-------- DATASET EXCERPTS
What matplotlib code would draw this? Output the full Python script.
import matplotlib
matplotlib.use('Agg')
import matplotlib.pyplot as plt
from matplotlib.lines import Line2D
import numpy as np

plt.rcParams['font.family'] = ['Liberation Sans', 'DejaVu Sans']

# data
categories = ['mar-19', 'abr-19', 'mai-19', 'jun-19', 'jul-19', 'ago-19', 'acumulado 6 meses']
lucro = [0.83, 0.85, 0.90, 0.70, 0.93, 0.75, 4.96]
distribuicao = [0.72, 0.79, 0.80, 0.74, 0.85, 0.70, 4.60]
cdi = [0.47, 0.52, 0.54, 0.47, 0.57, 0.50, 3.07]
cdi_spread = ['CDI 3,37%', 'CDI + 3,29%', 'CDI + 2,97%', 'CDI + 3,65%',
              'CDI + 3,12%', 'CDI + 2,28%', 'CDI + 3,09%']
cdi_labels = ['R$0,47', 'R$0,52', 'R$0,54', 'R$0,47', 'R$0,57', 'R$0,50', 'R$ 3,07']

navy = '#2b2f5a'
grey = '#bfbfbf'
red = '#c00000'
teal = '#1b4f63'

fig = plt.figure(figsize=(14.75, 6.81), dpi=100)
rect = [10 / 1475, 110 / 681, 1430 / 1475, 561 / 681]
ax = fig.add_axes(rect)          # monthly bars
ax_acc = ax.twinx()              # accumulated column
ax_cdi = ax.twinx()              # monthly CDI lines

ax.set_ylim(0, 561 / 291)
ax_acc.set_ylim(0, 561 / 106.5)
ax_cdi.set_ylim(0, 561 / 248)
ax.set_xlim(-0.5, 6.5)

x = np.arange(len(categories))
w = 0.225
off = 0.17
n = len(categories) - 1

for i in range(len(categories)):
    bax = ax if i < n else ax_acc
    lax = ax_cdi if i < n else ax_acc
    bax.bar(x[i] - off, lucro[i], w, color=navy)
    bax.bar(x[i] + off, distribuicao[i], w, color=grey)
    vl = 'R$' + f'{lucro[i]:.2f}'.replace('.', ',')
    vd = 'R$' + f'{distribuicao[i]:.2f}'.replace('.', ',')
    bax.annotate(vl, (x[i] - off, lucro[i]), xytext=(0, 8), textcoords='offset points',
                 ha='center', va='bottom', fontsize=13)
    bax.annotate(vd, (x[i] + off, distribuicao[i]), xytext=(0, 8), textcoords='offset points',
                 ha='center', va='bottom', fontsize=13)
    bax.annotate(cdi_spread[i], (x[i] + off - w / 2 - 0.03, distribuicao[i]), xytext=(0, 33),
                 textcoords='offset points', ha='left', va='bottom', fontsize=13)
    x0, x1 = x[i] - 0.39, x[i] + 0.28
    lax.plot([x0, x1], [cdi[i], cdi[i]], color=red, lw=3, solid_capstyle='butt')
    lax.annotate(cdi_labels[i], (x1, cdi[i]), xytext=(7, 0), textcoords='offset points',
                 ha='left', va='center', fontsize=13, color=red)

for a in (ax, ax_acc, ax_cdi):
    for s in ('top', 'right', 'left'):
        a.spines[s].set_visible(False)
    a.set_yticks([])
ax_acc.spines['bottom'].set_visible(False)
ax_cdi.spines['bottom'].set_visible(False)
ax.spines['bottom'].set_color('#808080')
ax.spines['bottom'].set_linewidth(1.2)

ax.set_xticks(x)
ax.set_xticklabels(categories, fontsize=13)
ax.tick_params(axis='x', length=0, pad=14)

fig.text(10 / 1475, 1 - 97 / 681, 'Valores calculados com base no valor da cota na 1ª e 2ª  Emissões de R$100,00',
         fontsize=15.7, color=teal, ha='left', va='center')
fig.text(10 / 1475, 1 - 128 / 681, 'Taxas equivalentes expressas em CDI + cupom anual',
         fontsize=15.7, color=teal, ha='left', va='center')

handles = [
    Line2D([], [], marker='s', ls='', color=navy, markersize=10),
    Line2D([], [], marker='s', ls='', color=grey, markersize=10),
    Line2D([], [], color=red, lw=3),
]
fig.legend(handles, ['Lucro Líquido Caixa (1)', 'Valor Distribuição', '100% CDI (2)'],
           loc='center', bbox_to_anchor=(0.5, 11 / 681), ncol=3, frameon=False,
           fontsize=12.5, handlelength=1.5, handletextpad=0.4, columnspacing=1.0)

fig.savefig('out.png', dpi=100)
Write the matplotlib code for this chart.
----------------
=== WHAT THE EXERCISE ASKS ===
Copy out every line in the entries above that holds "this".

=== EXERCISE ANSWER ===
What matplotlib code would draw this? Output the full Python script.
Write the matplotlib code for this chart.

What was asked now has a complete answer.